En muchas ocasiones hablamos de la Horizontalización como una de las características principales que nos aporta el 2.0. Cuando una persona como David Pontin (University of Glamorgan) es tan amable de aceptar nuestra invitación para compartir su experiencia con nosotros nos demuestra que es así. Os dejamos con su post!. Thanks David!
‘I recently spent a very productive week with the Nursing Faculty at the University of Jaen, Andalucia, Spain sharing ideas about nursing, health care and how we can exchange ideas through various media, in particular journals. Our conversations roamed far and wide. We spoke from our experiences as nurses, educators and researchers and shared information from trusted sources about the way nursing is organised and delivered to people in our countries. In almost every conversation we had, I realised that I needed to check out the meaning of the words I use in my every day nursing conversations to make sure they matched those used by my hosts. It struck me that as we were talking, we were demonstrating open-mindedness in action (Sellman 2003). We were open to the idea that our personal experience was not universal but it may have transferability and may cast new insights into other peoples’ experiences in their own country. Sellman talks about open-mindedness as a characteristic of professional nursing practice and it seems to me that he has something worthwhile to offer international nursing developments.

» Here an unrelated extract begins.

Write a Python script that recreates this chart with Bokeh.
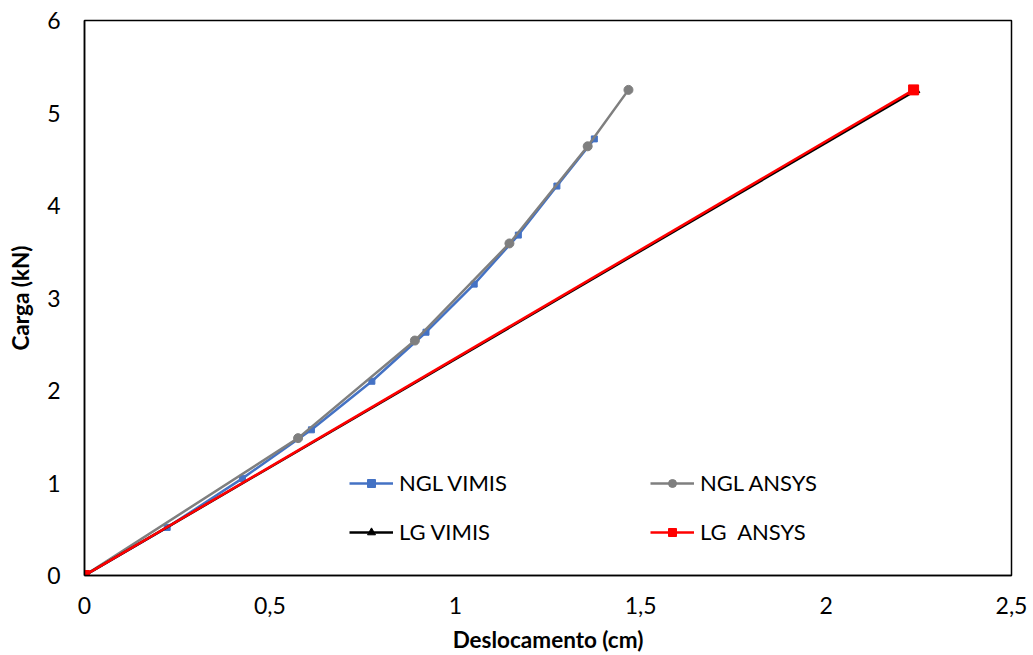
from bokeh.plotting import figure
from bokeh.models import Range1d, FixedTicker, Legend, LegendItem
from bokeh.embed import file_html
from bokeh.resources import INLINE

# Data
ngl_vimis_x = [0, 0.223, 0.426, 0.612, 0.775, 0.921, 1.051, 1.170, 1.274, 1.375]
ngl_vimis_y = [0, 0.52, 1.05, 1.575, 2.10, 2.63, 3.15, 3.68, 4.21, 4.72]
ngl_ansys_x = [0, 0.576, 0.891, 1.146, 1.357, 1.467]
ngl_ansys_y = [0, 1.485, 2.54, 3.59, 4.64, 5.25]
lg_vimis_x = [0, 2.242]
lg_vimis_y = [0, 5.245]
lg_ansys_x = [0, 2.236]
lg_ansys_y = [0, 5.25]

x_ticks = [0, 0.5, 1, 1.5, 2, 2.5]
x_tick_labels = ["0", "0,5", "1", "1,5", "2", "2,5"]
y_ticks = [0, 1, 2, 3, 4, 5, 6]
y_tick_labels = ["0", "1", "2", "3", "4", "5", "6"]

FONT = "Lato"

p = figure(width=1033, height=655, output_backend="svg", toolbar_location=None,
           x_range=Range1d(0, 2.5), y_range=Range1d(0, 6),
           min_border_left=84, min_border_right=22, min_border_top=20, min_border_bottom=79)
p.xgrid.visible = False
p.ygrid.visible = False
p.outline_line_color = "black"
p.outline_line_width = 1.5
p.outline_line_alpha = 1.0

for ax in (p.xaxis[0], p.yaxis[0]):
    ax.axis_line_color = "black"
    ax.axis_line_width = 1.5
    ax.major_tick_out = 0
    ax.major_tick_in = 0
    ax.minor_tick_out = 0
    ax.minor_tick_in = 0
    ax.major_label_text_font = FONT
    ax.major_label_text_font_size = "23px"
    ax.major_label_text_color = "black"
    ax.axis_label_text_font = FONT
    ax.axis_label_text_font_size = "22.5px"
    ax.axis_label_text_font_style = "bold"
    ax.axis_label_text_color = "black"

p.xaxis.ticker = FixedTicker(ticks=x_ticks)
p.xaxis.major_label_overrides = {t: l for t, l in zip(x_ticks, x_tick_labels)}
p.yaxis.ticker = FixedTicker(ticks=y_ticks)
p.yaxis.major_label_overrides = {t: l for t, l in zip(y_ticks, y_tick_labels)}
p.xaxis.axis_label = "Deslocamento (cm)"
p.yaxis.axis_label = "Carga (kN)"
p.xaxis.major_label_standoff = 21
p.yaxis.major_label_standoff = 24
p.xaxis.axis_label_standoff = 9
p.yaxis.axis_label_standoff = 10

blue = "#4472C4"
grey = "#7F7F7F"
red = "#FF0000"

l1 = p.line(ngl_vimis_x, ngl_vimis_y, line_color=blue, line_width=2.5)
s1 = p.scatter(ngl_vimis_x, ngl_vimis_y, marker="square", size=6, fill_color=blue, line_color=blue)
l2 = p.line(ngl_ansys_x, ngl_ansys_y, line_color=grey, line_width=2.5)
s2 = p.scatter(ngl_ansys_x, ngl_ansys_y, marker="circle", size=9, fill_color=grey, line_color=grey)
l3 = p.line(lg_vimis_x, lg_vimis_y, line_color="black", line_width=2.5)
s3 = p.scatter(lg_vimis_x, lg_vimis_y, marker="triangle", size=8, fill_color="black", line_color="black")
l4 = p.line(lg_ansys_x, lg_ansys_y, line_color=red, line_width=2.5)
s4 = p.scatter(lg_ansys_x, lg_ansys_y, marker="square", size=10, fill_color=red, line_color=red)

def make_legend(items, loc):
    lg = Legend(items=items, location=loc, orientation="vertical",
                padding=0, margin=0, spacing=22,
                glyph_width=44, glyph_height=20, label_height=20,
                label_standoff=6,
                label_text_font=FONT, label_text_font_size="22px",
                label_text_color="black",
                border_line_alpha=0, background_fill_alpha=0)
    p.add_layout(lg, "center")
    return lg

make_legend([LegendItem(label="NGL VIMIS", renderers=[l1, s1]),
             LegendItem(label="LG VIMIS", renderers=[l3, s3])], (265, 30))
make_legend([LegendItem(label="NGL ANSYS", renderers=[l2, s2]),
             LegendItem(label="LG  ANSYS", renderers=[l4, s4])], (566, 30))

open("out.html", "w").write(file_html(p, INLINE))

One of the purposes of my visit was to work with Masters’ students to develop their knowledge, understanding and skills in writing for international nursing journals. We examined the reasons for writing about nursing and they ways that new authors can maximise their chances of having their papers accepted by journal editors. Unfortunately my ability to speak Spanish is minimal, so we used simultaneous translation to make sure that the meaning wasn’t lost for students with basic English skills. After we finished the sessions I started thinking about this experience and linked it to a seminar I attended at the Royal College of Nursing International Research Conference in 2011. The seminar explored the developments in web-based technology and the potential they were offering for presenting information in new and different ways. We talked about the potential of hyper-links, and how embedding additional material could make the experience of reading the paper much richer and more satisfying. It occurred to me that one way of making the ideas more engaging and accessible would be to make nursing journal papers instantly available in more than one language. Readers could access the paper in the language in which it was written or in another language of their choice. Of course there are logistical issues of translation and transliteration, and cost, but these should not be impossible to address.
Professor David Pontin / Aneurin Bevan Chair of Community Health / Faculty of Health, Sport & Science /University of Glamorgan
Bibliografía: (Sellman D 2003 Open-mindedness: a virtue for professional practice. Nursing Philosophy 4 (1) 17–24 DOI: 10.1046/j.1466-769X.2003.00113.x)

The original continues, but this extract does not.